Dr. Betty G. Miller, who resides in Washington, DC, was born to Deaf parents in Chicago, IL.  She is a well-known professional Deaf Artist who taught art at Gallaudet University for 18 years.  She left Gallaudet in 1977 to co-found Spectrum, Focus on Deaf Artists.  In 1986, she was an Artist-In-Residence at the Model Secondary School for the Deaf (MSSD) in Washington, DC.

Dr. Miller has participated in numerous art shows in Washington DC, Maryland, Texas, California and Massachusetts.  She is primarily known for her visual representation of her Deaf experience, some of which has been published in "Deaf Heritage" by Jack Gannon (1980).  Her first one-woman show depicting the Deaf experience and entitled "The Silent World" was held at Gallaudet College, where she was an Art professor, in 1972.  In the eighties and nineties, she continued with her one-woman and group art shows, on the theme, "The Deaf Experience" in Takoma Park, MD in 1989, at Gallaudet University, in 1989, 1990, and 1992; and in the Capitol Hill area in Washington, DC, and in Chicago, IL, 1992 and 1993.  Dr. Miller's artworks also appeared with those of eight other Deaf artists in a first of its kind art show of works relating the Deaf experience at Northern Essex Community College, Haverhill, MA, in September, 1993.

Dr. Miller has become increasingly interested in neon as a medium for her artwork.  In 1996 she completed a 16' x 6' neon work commissioned by the North Carolina Arts Council for the recreation center at the Eastern North Carolina School for the Deaf, Wilson, NC.  1998 saw the completion of neon artwork commissioned by a deaf couple for their home.  Her most recent exhibits, in April and May of 1999, were at the Deaf Studies VI Conference in Oakland, CA, and at the Thomas Jefferson Center for the Protection of Free Expression in Charlottesville, VA.

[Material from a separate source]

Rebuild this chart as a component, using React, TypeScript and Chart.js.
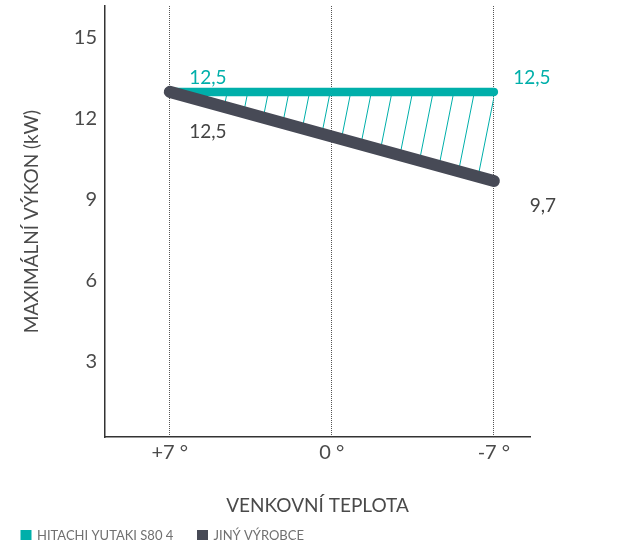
import React, { useEffect, useRef } from "react";
import { Chart, registerables } from "chart.js";

Chart.register(...registerables);

// ---- data ----
const temperatures = [7, 0, -7];
const tickLabels = ["+7 °", "0 °", "-7 °"];
const yTickValues = [3, 6, 9, 12, 15];
const hitachiValues = [13, 13, 13];
const otherValues = [13, 11.35, 9.7];
const hitachiLabels = ["12,5", "", "12,5"];
const otherLabels = ["12,5", "", "9,7"];
const seriesNames = ["HITACHI YUTAKI S80 4", "JINÝ VÝROBCE"];
const xTitle = "VENKOVNÍ TEPLOTA";
const yTitle = "MAXIMÁLNÍ VÝKON (kW)";

const TEAL = "#00AFAA";
const DARK = "#474A56";
const TEXT = "#4a4a4a";
const FONT = "Lato, 'Open Sans', sans-serif";

function makeHatch(): CanvasPattern | string {
  const tile = document.createElement("canvas");
  const size = 103;
  tile.width = size;
  tile.height = size;
  const c = tile.getContext("2d");
  if (!c) return TEAL;
  c.strokeStyle = TEAL;
  c.lineWidth = 1;
  const step = 20.6;
  const slope = 0.2; // x + slope*y = const
  const offset = 19;
  for (let k = -3; k <= 8; k++) {
    const k0 = offset + k * step;
    c.beginPath();
    c.moveTo(k0, 0);
    c.lineTo(k0 - slope * size, size);
    c.stroke();
  }
  const ctx = document.createElement("canvas").getContext("2d");
  const p = ctx ? ctx.createPattern(tile, "repeat") : null;
  return p || TEAL;
}

const dataLabelPlugin = {
  id: "dataLabels",
  afterDatasetsDraw(chart: any) {
    const ctx = chart.ctx;
    const offsets: Record<number, Record<number, [number, number]>> = {
      0: { 0: [38, -14], 2: [38, -14] },
      1: { 0: [38, 40], 2: [49, 25] },
    };
    const texts = [hitachiLabels, otherLabels];
    const colors = [TEAL, "#444"];
    ctx.save();
    ctx.font = `19px ${FONT}`;
    ctx.textAlign = "center";
    ctx.textBaseline = "middle";
    chart.data.datasets.forEach((_ds: any, di: number) => {
      const meta = chart.getDatasetMeta(di);
      meta.data.forEach((pt: any, i: number) => {
        const t = texts[di][i];
        if (!t) return;
        const off = offsets[di][i] || [0, 0];
        ctx.fillStyle = colors[di];
        ctx.fillText(t, pt.x + off[0], pt.y + off[1]);
      });
    });
    ctx.restore();
  },
};

const legendPlugin = {
  id: "customLegend",
  afterDraw(chart: any) {
    const ctx = chart.ctx;
    const starts = [20.5, 197];
    ctx.save();
    ctx.font = `13px ${FONT}`;
    ctx.textBaseline = "middle";
    ctx.textAlign = "left";
    chart.data.datasets.forEach((ds: any, i: number) => {
      const x = starts[i];
      ctx.fillStyle = ds.borderColor;
      ctx.fillRect(x, 530, 11, 10);
      ctx.fillStyle = "#707070";
      ctx.fillText(ds.label, x + 16.5, 535.5);
    });
    ctx.restore();
  },
};

export default function App() {
  const ref = useRef<HTMLCanvasElement>(null);
  useEffect(() => {
    const canvas = ref.current;
    if (!canvas) return;
    const hatch = makeHatch();
    const chart = new Chart(canvas, {
      type: "line",
      data: {
        datasets: [
          {
            label: seriesNames[0],
            data: temperatures.map((t, i) => ({ x: t, y: hitachiValues[i] })),
            borderColor: TEAL,
            backgroundColor: hatch as any,
            borderWidth: 8.5,
            borderCapStyle: "round",
            borderJoinStyle: "round",
            pointRadius: 0,
            pointHoverRadius: 0,
            tension: 0,
            fill: "+1",
            order: 1,
          },
          {
            label: seriesNames[1],
            data: temperatures.map((t, i) => ({ x: t, y: otherValues[i] })),
            borderColor: DARK,
            backgroundColor: DARK,
            borderWidth: 12,
            borderCapStyle: "round",
            borderJoinStyle: "round",
            pointRadius: 0,
            pointHoverRadius: 0,
            tension: 0,
            fill: false,
            order: 0,
          },
        ],
      },
      options: {
        animation: false,
        responsive: true,
        maintainAspectRatio: false,
        layout: { padding: { left: 0, right: 112, top: 6, bottom: 27 } },
        plugins: {
          legend: { display: false },
          tooltip: { enabled: false },
        },
        scales: {
          x: {
            type: "linear",
            reverse: true,
            min: -8.56,
            max: 9.8,
            afterBuildTicks: (scale: any) => {
              scale.ticks = temperatures.map((v) => ({ value: v }));
            },
            afterFit: (scale: any) => {
              scale.height = 80;
              scale.paddingLeft = 0;
              scale.paddingRight = 0;
            },
            ticks: {
              autoSkip: false,
              maxRotation: 0,
              padding: 4,
              color: TEXT,
              font: { family: FONT, size: 20 },
              callback: (v: any) => {
                const i = temperatures.indexOf(Number(v));
                return i >= 0 ? tickLabels[i] : "";
              },
            },
            grid: {
              display: true,
              drawOnChartArea: true,
              drawTicks: false,
              color: "#555",
              lineWidth: 1,
            },
            border: { display: true, color: "#333", width: 1.5, dash: [1, 1] },
            title: {
              display: true,
              text: xTitle,
              color: TEXT,
              font: { family: FONT, size: 19 },
              padding: { top: 0, bottom: 0 },
            },
          },
          y: {
            type: "linear",
            min: 0.22,
            max: 16.18,
            afterBuildTicks: (scale: any) => {
              scale.ticks = yTickValues.map((v) => ({ value: v }));
            },
            afterFit: (scale: any) => {
              scale.width = 105;
              scale.paddingTop = 0;
              scale.paddingBottom = 0;
            },
            ticks: {
              padding: 8,
              color: TEXT,
              font: { family: FONT, size: 20 },
            },
            grid: { display: false, drawTicks: false },
            border: { display: true, color: "#333", width: 1.5 },
            title: {
              display: true,
              text: yTitle,
              color: TEXT,
              font: { family: FONT, size: 19 },
              padding: { top: 20, bottom: 0 },
            },
          },
        },
      },
      plugins: [dataLabelPlugin, legendPlugin],
    } as any);
    return () => chart.destroy();
  }, []);
  return (
    <div style={{ position: "absolute", left: 0, top: 0, width: 642, height: 544 }}>
      <canvas ref={ref} />
    </div>
  );
}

Among her influences she cites her father, the Deaf artist Ralph R. Miller, Sr.; one of her art education professors (also an artist) at Pennsylvania State University; and Nancy Creighton, another deaf artist who "also inspired me in the past ten years."

Artist's Statement

"Much of my work depicts the Deaf experience expressed in the most appropriate form of communication: visual art.  I present both the suppression, and the beauty of Deaf Culture and American Sign Language as I see it; in the past, and in the present.  I hope this work, and the understanding that may arise from this visual expression, will help bridge the gap between the Deaf world, and the hearing world."